▶ **Task objective**
Answer with a single number: the count of lines that hold "this".

▶ **Entries provided**
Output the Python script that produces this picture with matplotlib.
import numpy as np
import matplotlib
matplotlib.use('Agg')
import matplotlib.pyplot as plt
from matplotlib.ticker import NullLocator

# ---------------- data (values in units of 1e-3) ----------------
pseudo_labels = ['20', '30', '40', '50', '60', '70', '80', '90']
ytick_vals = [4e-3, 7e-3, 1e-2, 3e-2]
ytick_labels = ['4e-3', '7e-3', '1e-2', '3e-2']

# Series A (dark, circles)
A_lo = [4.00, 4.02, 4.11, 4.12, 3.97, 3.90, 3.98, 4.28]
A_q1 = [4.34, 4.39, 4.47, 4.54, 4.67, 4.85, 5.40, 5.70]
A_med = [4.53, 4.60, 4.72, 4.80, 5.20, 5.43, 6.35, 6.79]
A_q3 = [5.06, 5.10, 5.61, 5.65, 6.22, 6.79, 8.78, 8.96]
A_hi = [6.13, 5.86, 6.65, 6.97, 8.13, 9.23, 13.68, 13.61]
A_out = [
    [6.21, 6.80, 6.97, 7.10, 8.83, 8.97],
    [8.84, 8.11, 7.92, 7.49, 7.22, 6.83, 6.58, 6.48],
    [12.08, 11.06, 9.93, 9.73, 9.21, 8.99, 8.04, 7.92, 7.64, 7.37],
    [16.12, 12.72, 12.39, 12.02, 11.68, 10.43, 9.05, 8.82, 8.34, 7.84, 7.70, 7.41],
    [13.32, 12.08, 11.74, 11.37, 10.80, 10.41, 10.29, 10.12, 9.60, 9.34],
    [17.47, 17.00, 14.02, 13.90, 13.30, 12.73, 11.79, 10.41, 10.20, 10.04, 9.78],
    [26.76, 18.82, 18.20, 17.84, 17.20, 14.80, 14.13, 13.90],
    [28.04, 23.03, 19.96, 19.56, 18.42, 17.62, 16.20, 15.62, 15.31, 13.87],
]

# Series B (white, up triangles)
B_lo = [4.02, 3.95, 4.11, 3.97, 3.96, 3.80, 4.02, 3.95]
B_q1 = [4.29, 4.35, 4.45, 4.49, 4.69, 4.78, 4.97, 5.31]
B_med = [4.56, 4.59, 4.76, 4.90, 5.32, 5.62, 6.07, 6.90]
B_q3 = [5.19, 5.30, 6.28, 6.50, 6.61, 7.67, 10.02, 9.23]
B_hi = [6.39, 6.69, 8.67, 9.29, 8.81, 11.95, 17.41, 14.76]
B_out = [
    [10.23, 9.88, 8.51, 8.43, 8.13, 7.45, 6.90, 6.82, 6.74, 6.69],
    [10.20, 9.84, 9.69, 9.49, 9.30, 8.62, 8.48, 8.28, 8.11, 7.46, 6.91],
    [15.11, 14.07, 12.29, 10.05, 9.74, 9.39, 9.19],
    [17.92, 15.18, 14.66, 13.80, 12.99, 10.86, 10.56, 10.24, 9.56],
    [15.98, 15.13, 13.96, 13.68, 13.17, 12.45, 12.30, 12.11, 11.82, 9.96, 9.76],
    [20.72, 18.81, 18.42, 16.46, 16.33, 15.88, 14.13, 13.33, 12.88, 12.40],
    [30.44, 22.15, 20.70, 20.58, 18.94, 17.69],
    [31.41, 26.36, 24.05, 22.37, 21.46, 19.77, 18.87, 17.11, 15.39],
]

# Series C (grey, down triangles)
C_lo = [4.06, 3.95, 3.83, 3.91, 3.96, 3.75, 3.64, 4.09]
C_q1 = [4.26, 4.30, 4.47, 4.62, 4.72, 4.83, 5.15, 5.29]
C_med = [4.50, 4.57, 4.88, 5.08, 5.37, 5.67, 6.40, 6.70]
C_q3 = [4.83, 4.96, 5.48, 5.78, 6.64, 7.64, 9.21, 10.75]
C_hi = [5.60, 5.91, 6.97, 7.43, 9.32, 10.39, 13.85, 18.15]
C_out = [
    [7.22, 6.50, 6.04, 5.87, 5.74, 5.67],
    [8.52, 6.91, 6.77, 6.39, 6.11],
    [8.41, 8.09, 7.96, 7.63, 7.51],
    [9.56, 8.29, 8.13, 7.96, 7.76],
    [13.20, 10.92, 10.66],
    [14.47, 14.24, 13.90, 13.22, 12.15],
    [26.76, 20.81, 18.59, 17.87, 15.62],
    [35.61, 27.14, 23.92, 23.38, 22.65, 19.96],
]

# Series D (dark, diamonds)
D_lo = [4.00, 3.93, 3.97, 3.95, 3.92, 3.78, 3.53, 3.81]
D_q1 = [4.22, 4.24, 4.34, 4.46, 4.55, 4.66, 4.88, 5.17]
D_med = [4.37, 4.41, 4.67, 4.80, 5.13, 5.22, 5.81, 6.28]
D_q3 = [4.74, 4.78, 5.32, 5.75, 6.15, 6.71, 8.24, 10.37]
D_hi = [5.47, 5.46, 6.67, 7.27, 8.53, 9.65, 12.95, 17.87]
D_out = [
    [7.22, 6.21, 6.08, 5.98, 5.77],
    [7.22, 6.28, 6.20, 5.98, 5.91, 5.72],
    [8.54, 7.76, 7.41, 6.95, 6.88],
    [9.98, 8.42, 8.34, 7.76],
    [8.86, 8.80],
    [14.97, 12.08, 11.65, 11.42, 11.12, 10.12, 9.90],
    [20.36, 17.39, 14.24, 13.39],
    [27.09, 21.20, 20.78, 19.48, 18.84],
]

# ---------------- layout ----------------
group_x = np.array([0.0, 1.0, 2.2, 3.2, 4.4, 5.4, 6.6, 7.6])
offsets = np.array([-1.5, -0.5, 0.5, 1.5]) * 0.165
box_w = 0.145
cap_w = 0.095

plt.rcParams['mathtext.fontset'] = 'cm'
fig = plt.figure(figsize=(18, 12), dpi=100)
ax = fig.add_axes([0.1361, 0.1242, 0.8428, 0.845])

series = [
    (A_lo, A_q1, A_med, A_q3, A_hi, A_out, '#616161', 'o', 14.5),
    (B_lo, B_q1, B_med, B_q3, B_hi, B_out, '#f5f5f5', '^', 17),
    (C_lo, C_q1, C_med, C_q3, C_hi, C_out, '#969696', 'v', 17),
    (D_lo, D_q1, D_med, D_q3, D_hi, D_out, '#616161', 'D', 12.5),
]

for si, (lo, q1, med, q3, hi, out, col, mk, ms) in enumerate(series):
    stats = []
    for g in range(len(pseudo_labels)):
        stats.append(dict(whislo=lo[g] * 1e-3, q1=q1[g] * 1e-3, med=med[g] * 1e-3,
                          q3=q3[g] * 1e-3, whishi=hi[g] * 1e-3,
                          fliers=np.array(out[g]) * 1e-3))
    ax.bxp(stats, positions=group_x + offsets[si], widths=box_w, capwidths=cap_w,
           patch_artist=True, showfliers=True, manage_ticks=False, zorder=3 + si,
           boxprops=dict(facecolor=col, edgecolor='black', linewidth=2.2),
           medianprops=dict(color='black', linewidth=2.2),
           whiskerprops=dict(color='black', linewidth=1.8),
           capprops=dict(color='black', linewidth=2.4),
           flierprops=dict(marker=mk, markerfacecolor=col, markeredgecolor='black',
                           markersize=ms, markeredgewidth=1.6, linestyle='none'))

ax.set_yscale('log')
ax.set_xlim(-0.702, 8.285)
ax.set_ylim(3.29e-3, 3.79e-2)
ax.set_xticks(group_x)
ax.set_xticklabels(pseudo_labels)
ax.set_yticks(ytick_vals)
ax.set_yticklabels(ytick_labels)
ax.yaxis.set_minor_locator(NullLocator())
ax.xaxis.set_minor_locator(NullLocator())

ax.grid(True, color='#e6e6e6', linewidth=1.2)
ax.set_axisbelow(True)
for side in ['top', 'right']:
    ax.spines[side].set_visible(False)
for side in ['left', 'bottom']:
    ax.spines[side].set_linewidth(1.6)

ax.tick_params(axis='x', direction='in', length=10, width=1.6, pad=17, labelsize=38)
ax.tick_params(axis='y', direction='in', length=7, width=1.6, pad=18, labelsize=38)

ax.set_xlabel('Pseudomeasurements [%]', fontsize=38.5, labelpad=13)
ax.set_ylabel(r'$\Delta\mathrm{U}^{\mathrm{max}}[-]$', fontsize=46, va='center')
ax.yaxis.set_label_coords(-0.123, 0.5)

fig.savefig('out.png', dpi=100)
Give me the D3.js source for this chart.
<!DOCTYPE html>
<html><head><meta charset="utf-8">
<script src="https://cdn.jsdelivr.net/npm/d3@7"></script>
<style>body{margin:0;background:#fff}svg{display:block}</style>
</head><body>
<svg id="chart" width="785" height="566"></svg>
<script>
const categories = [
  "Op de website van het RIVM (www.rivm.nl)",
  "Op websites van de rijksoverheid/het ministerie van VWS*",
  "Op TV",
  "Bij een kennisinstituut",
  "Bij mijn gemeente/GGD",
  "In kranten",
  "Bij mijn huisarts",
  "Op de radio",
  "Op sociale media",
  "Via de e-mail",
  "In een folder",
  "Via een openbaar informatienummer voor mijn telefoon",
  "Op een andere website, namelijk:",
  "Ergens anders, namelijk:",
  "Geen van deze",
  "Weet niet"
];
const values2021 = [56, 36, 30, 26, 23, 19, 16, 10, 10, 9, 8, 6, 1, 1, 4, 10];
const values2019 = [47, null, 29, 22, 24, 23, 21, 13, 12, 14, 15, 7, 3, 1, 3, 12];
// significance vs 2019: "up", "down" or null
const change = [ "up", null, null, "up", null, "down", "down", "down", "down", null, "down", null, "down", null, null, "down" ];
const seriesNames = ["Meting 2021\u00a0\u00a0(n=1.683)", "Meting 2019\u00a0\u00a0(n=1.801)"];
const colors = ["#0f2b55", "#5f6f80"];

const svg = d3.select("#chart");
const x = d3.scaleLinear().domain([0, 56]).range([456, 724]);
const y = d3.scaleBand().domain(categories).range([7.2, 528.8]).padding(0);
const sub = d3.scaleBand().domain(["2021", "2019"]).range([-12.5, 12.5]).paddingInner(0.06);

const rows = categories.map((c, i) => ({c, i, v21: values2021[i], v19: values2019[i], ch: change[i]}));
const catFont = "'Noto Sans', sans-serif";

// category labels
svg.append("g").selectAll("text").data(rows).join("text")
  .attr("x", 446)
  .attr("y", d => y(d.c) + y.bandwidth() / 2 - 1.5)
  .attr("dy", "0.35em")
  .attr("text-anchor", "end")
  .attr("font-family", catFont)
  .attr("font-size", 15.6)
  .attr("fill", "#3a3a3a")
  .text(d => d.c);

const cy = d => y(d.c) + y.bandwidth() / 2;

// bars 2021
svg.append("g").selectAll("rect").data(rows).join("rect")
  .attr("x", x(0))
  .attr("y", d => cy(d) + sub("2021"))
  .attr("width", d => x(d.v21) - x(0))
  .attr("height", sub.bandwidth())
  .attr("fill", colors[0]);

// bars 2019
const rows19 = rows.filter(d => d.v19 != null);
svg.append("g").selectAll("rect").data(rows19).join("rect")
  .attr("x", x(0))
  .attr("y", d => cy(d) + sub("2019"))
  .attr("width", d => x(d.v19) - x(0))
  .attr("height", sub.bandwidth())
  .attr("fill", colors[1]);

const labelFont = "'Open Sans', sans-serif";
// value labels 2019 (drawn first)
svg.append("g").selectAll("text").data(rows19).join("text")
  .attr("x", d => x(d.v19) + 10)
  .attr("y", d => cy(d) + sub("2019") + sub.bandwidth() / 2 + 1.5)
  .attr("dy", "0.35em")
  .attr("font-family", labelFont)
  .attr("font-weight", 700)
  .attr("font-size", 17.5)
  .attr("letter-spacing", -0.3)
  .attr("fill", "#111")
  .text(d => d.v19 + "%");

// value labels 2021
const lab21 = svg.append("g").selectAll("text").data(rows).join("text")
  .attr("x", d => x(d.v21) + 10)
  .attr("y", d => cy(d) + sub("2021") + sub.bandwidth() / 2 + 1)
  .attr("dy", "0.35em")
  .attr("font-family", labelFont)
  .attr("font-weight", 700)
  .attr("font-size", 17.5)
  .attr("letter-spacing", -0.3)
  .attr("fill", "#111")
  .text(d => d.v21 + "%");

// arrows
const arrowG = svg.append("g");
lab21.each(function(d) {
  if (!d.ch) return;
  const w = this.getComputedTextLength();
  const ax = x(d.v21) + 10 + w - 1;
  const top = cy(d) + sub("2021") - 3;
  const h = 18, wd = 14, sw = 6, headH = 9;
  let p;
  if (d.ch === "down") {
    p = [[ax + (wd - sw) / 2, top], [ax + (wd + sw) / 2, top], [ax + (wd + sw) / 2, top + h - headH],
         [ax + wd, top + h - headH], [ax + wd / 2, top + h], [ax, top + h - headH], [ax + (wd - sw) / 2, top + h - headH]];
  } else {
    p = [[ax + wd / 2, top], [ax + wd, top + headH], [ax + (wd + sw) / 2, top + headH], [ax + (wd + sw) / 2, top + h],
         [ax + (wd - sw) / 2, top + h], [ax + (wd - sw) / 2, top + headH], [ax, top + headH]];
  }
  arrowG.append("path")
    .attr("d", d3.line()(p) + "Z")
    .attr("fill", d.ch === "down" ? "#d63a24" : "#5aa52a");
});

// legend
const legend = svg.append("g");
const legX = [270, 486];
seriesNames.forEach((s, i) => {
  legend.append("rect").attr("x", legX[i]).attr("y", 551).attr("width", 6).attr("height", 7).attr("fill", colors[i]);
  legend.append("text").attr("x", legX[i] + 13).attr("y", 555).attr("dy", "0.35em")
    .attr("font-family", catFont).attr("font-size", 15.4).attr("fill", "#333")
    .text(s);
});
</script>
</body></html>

▶ **Expected output**
3